To: KM who wrote (5549)7/9/1998 11:38:00 AM
From: TigerPaw  Read Replies (2) | Respond to of 93625
 
First Post!
I have studied Rambus and I will try to explain why their design is faster than DRAM. In DRAM memory, in order to read or write values the processor must push electrons into the address lines. The address traces charge up like tiny capacitors eventually building up inside the transistors of the DRAM address decode and activate the gates. Then, to read, the DRAM must push electrons into data lines, charging them and activating the buffer transistors back in the processor. Before the action can be repeated these electrons must be allowed to bleed out to the ground circuits. Electrons are fast so this process can be repeated 100 million times a second.

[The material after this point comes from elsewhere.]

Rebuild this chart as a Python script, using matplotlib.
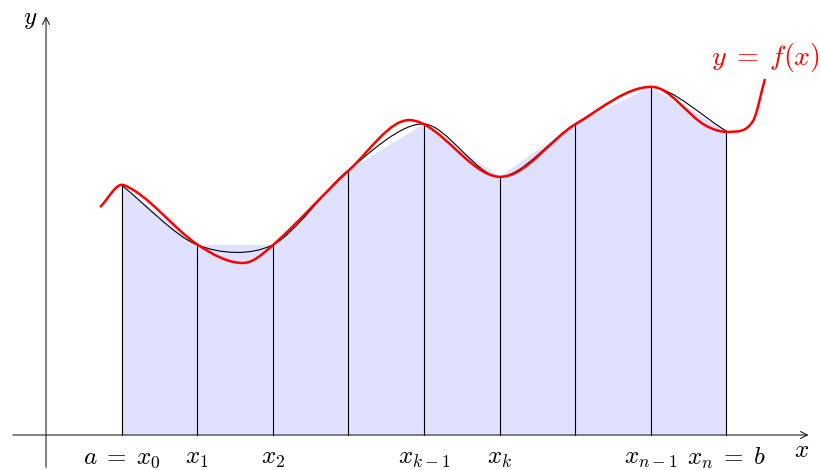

With rambus the processor charges up a few lines once and then keeps a standing radio wave bouncing between the end-points of the circular circuit. When it wants to read, it modulates the radio wave with the address, one bit at a time. This is detected by the rambus interface to the DRAM circuit and stored. Once the address has been sent the rambus begins modulating the same radio wave with the data, one bit at a time. It even uses the impedance mismatch of an unterminated line to cause the wave to bounce back on itself and increase the gain of the circuit at the detection point. The lines are both address and data and do not need to have any excess electrons drained off before the next operation. The bits just keep traveling around a loop to the detector. Other technologies try to overlap address and data timing or use both edges of the clock signal but they all still have to fight the capacitance in the lines and dispose of that capacitance at the end of the operation.